» Task directions
Identify and reproduce every line holding the string "that".

» Exercise material
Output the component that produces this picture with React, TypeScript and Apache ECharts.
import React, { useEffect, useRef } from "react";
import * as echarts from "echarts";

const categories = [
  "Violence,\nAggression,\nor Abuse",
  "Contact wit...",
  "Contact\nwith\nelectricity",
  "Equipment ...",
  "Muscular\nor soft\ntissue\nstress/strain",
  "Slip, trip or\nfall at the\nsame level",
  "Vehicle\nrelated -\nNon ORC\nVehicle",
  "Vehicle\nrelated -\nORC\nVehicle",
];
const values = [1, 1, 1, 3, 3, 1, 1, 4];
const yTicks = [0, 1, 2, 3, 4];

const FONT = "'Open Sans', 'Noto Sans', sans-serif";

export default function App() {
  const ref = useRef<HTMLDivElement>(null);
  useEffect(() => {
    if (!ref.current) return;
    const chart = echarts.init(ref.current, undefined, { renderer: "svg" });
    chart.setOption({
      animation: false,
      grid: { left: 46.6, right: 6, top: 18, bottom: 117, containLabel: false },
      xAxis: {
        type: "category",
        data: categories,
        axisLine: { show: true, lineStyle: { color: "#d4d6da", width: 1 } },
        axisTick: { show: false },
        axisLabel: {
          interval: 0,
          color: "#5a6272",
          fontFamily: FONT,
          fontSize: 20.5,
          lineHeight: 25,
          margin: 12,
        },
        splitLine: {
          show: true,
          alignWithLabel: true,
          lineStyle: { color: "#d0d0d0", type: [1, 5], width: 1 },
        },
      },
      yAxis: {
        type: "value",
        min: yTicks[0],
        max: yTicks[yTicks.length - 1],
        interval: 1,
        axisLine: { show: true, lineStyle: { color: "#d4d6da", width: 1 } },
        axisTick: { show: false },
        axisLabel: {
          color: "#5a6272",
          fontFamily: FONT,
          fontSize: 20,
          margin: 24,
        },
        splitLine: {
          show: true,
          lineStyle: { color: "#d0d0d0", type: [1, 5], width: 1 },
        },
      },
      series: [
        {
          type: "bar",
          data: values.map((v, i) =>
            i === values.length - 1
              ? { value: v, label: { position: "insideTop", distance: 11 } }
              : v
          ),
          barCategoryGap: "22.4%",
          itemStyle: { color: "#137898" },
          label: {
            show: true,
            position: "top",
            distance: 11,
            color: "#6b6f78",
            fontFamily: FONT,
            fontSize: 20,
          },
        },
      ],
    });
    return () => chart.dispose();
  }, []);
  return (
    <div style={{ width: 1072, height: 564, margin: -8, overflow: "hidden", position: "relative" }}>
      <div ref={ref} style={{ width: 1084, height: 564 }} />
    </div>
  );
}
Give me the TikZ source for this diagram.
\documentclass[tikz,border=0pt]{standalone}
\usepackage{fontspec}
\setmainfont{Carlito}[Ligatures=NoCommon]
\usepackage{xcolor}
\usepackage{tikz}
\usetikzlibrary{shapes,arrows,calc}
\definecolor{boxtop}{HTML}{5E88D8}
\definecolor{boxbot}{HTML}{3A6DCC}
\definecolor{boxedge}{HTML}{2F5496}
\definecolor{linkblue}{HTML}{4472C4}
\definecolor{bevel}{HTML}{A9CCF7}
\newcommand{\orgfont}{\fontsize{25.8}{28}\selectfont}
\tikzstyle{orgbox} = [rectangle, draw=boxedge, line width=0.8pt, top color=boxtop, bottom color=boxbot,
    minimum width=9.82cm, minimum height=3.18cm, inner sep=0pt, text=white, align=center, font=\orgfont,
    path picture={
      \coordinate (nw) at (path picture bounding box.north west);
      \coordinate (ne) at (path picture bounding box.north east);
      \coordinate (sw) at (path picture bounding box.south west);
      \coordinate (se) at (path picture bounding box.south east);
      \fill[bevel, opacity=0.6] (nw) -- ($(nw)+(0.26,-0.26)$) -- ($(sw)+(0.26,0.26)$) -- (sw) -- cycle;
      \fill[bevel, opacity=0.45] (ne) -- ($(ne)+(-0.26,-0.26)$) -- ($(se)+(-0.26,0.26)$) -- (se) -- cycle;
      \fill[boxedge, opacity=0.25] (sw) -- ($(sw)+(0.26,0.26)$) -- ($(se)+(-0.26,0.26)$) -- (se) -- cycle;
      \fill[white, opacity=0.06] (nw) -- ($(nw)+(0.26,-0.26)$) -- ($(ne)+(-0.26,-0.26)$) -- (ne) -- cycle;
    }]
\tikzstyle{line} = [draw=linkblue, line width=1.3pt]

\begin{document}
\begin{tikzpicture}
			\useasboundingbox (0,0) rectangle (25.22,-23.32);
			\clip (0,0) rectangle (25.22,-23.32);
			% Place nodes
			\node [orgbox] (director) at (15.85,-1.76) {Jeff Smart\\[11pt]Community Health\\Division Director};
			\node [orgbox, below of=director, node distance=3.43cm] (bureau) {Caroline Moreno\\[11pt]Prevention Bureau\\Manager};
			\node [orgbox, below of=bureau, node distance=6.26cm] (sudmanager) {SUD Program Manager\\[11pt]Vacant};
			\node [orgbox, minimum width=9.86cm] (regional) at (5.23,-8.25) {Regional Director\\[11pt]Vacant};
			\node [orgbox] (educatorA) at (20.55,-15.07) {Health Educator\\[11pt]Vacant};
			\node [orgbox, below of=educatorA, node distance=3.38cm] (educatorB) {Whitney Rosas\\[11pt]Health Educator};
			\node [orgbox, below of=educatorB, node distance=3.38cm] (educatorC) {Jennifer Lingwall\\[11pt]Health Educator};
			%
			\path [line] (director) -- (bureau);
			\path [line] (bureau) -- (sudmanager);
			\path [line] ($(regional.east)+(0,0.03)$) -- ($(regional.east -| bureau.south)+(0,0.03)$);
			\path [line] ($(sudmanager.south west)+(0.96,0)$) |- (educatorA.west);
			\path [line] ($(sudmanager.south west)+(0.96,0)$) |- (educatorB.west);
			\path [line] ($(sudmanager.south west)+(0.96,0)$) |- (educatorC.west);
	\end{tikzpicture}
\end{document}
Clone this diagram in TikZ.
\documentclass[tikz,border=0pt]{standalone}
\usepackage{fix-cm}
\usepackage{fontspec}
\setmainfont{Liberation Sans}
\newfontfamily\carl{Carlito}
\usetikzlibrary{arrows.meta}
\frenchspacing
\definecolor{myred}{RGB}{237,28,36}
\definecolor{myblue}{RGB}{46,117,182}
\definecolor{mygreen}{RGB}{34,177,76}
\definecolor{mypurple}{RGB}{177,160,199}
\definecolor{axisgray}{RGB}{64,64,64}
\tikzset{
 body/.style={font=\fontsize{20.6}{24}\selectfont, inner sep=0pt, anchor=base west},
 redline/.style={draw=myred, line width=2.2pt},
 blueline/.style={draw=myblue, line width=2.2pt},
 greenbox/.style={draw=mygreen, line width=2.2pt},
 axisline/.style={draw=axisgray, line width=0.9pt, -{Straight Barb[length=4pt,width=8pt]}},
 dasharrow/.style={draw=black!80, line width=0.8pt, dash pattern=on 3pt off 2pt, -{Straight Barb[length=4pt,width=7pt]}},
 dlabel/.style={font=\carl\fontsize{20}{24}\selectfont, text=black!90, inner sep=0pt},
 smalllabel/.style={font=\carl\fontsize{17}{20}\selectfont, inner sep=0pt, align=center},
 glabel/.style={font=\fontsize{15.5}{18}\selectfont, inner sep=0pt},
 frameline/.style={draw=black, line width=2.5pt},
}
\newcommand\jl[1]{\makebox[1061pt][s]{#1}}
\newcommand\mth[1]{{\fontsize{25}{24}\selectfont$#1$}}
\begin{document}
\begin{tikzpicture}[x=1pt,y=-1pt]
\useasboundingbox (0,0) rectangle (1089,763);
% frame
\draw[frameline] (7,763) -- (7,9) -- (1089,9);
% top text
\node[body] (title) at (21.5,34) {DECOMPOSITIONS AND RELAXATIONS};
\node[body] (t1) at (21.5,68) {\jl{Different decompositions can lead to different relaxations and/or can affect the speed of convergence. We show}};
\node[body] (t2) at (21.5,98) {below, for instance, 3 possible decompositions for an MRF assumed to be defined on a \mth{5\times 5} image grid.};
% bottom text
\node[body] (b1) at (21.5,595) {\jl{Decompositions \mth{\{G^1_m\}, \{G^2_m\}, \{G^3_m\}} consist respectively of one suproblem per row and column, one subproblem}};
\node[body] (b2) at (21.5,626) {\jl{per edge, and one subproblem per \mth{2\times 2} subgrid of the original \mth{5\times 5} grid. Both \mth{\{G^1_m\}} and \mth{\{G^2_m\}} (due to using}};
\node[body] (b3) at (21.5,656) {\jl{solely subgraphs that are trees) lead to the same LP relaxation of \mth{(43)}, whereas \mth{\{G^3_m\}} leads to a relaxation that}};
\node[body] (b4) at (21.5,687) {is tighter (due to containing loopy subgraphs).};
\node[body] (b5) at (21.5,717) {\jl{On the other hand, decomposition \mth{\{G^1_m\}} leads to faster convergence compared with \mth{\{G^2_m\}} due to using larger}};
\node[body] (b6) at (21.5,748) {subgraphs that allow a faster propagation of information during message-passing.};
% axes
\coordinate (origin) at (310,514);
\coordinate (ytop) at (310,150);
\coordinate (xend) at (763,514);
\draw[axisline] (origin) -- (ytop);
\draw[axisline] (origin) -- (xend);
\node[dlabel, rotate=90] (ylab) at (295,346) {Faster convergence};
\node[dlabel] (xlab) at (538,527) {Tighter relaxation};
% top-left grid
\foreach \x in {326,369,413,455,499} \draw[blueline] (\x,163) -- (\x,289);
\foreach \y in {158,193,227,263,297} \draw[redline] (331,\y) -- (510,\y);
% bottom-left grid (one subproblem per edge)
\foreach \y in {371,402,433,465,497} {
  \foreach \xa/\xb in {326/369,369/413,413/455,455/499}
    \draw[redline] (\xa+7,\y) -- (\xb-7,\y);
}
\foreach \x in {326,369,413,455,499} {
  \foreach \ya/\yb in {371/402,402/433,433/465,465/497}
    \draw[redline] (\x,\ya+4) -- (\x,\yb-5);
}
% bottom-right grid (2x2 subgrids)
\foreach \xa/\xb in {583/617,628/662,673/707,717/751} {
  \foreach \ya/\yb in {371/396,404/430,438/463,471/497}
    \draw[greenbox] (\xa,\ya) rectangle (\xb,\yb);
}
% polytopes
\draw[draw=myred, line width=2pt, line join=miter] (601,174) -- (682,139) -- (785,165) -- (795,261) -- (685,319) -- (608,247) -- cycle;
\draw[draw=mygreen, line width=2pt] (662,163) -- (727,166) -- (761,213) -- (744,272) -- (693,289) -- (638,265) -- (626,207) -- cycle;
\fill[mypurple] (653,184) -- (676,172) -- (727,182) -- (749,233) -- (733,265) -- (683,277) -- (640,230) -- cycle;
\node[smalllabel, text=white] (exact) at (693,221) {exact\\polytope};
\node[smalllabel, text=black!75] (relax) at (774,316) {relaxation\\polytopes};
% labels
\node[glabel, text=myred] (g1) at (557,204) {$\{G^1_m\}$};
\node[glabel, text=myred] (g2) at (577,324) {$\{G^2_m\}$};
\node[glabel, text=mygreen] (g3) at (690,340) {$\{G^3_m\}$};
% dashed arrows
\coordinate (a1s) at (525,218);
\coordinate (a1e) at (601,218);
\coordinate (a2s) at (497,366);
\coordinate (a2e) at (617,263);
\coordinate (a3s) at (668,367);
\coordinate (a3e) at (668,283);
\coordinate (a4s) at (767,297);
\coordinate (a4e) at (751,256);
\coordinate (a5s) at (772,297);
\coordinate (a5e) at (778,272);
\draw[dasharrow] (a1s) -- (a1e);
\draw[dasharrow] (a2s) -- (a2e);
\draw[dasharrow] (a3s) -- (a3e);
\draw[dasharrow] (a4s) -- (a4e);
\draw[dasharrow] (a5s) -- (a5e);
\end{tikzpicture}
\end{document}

» Exercise solution
Output the component that produces this picture with React, TypeScript and Apache ECharts.
\node[body] (b3) at (21.5,656) {\jl{solely subgraphs that are trees) lead to the same LP relaxation of \mth{(43)}, whereas \mth{\{G^3_m\}} leads to a relaxation that}};
\node[body] (b6) at (21.5,748) {subgraphs that allow a faster propagation of information during message-passing.};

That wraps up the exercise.